By Max Colchester
LONDON-- Royal Bank of Scotland Group PLC is planning to cut hundreds of jobs in its U.S. trading businesses over the next few months as it seeks to slim down its operations to prepare for tough new U.S. regulations, according to people familiar with the matter.
The cuts, which are set to take place over the next 18 months, could result in the loss of up to 400 jobs across the U.S. business, these people said. The bank, 80%-owned by the British government, is scaling back its trading operations at its Stamford, Conn., headquarters as part a wider push to cut costs and refocus on its home U.K. market.
RBS is partly exiting its mortgage-trading business and its distressed-loan-trading business, these people said. As part of that, it plans to cut about two- thirds of the jobs in its asset-backed products business by 2015, these people said. The bank will continue to focus on its rates, currency and global-transaction operations, these people said. RBS's U.S. business employs a total of about 2,400 people.

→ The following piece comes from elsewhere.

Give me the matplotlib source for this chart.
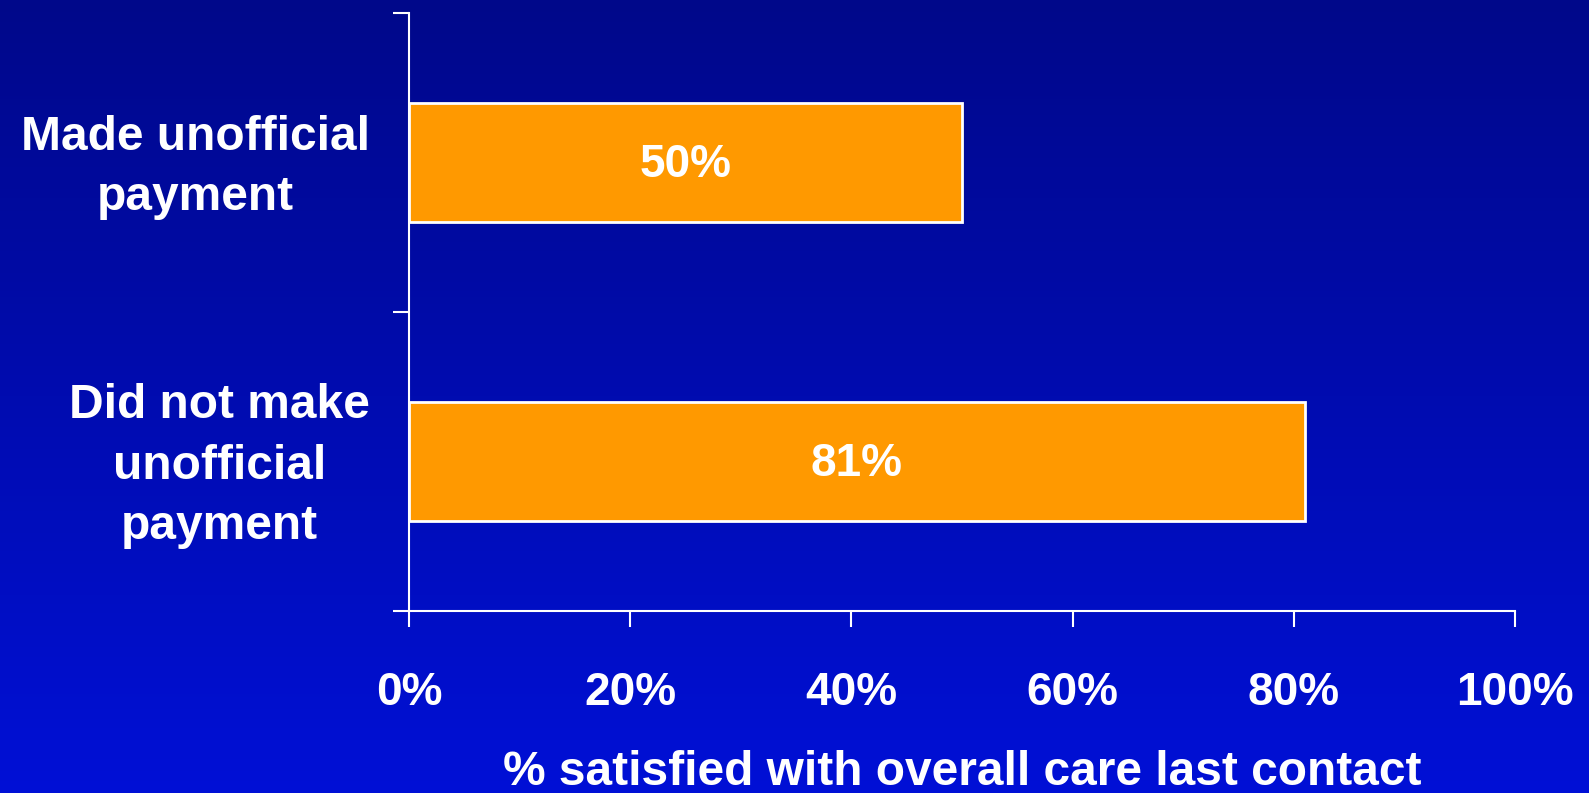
import numpy as np
import matplotlib
matplotlib.use("Agg")
import matplotlib.pyplot as plt
from matplotlib.ticker import FixedLocator, PercentFormatter
from matplotlib.transforms import ScaledTranslation

# Data
categories = ["Made unofficial\npayment", "Did not make\nunofficial\npayment"]
satisfied_pct = [50, 81]
x_ticks = [0, 20, 40, 60, 80, 100]
x_label = "% satisfied with overall care last contact"

plt.rcParams["font.family"] = ["Liberation Sans", "DejaVu Sans"]
plt.rcParams["font.weight"] = "bold"

W, H, DPI = 1589, 793, 100
fig = plt.figure(figsize=(W / DPI, H / DPI), dpi=DPI)

# Vertical blue gradient background
bg = fig.add_axes([0, 0, 1, 1], zorder=-10)
top_c = np.array([0, 8, 138]) / 255
bot_c = np.array([0, 16, 214]) / 255
t = np.linspace(0, 1, 256)[:, None]
grad = (top_c[None, :] * (1 - t) + bot_c[None, :] * t)[:, None, :]
bg.imshow(grad, aspect="auto", extent=[0, 1, 0, 1], origin="upper")
bg.set_axis_off()

ax = fig.add_axes([409 / W, 1 - 611 / H, (1515 - 409) / W, (611 - 13) / H])
ax.patch.set_alpha(0)

fs = 34.5
fs_tick = 33
white = "white"
y = np.arange(len(categories))
ax.barh(y, satisfied_pct, height=0.40, color="#FF9900",
        edgecolor=white, linewidth=2)

for yi, v in zip(y, satisfied_pct):
    ax.text(v / 2, yi + 0.01, f"{v}%", ha="center", va="center",
            color=white, fontsize=fs_tick, fontweight="bold")

ax.set_xlim(0, 100)
ax.set_ylim(len(categories) - 0.5, -0.5)

# x axis
ax.set_xticks(x_ticks)
ax.xaxis.set_major_formatter(PercentFormatter(decimals=0))
ax.tick_params(axis="x", direction="out", length=11.5, width=1.5,
               colors=white, labelsize=fs_tick, pad=32)
for lab in ax.get_xticklabels():
    lab.set_fontweight("bold")
ax.set_xlabel(x_label, color=white, fontsize=fs, fontweight="bold",
              labelpad=25)

# y axis: ticks on category boundaries, labels at centres
ax.yaxis.set_major_locator(FixedLocator([-0.5, 0.5, 1.5]))
ax.yaxis.set_major_formatter(plt.NullFormatter())
ax.yaxis.set_minor_locator(FixedLocator(list(y)))
ax.set_yticklabels(categories, minor=True)
ax.tick_params(axis="y", which="major", direction="out", length=11.5,
               width=1.5, colors=white)
ax.tick_params(axis="y", which="minor", length=0, labelsize=fs,
               labelcolor=white, pad=28)
lift = ScaledTranslation(0, 8 / DPI, fig.dpi_scale_trans)
for lab in ax.get_yticklabels(minor=True):
    lab.set_fontweight("bold")
    lab.set_multialignment("center")
    lab.set_linespacing(1.44)
    lab.set_transform(lab.get_transform() + lift)

for s in ["top", "right"]:
    ax.spines[s].set_visible(False)
for s in ["left", "bottom"]:
    ax.spines[s].set_color(white)
    ax.spines[s].set_linewidth(1.5)

fig.savefig("out.png", dpi=DPI)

The bank is scrambling to cut assets in the U.S. ahead of planned rules that will force foreign banks to thicken their capital cushions, face yearly stress tests and be subject to more-rigorous oversight from the Federal Reserve. The more-stringent capital rules, part of the Dodd-Frank financial-overhaul law, will apply to foreign banks with at least $50 billion in assets in their U.S. units. RBS intends to cut about $10 billion in risk-weighted assets by the beginning of next year so that it can get below the $50 billion threshold, these people said.
"As the financial-services industry continues to evolve, so must RBS's U.S. Corporate & Institutional Banking business," a spokesman for the bank said. "Our ultimate goals are to enhance our client focus and connectivity, simplify our operating model, mitigate risk and reduce cost."
Several foreign banks are bracing for the incoming rules, most notably Barclays PLC and Deutsche Bank. The British bank recently presented a plan to cut its global investment banking assets in half and slice 7,000 investment bank jobs over the next few years.
Earlier this year RBS announced a plan to cut about GBP5 billion ($8.3 billion) in costs over the next four years and overhaul its internal operations to better focus on its U.K. retail and corporate clients. As part of this, RBS has said it would reconsider relationships with U.S.-centric clients that don't do business globally.
As it moves away from foreign markets, RBS has accelerated a move to sell its U.S. retail business, RBS Citizens Financial Group Inc. RBS is preparing to sell shares of Citizens through an initial public offering in the second half of 2014. RBS has said it planned to fully exit from its stake by the end of 2016.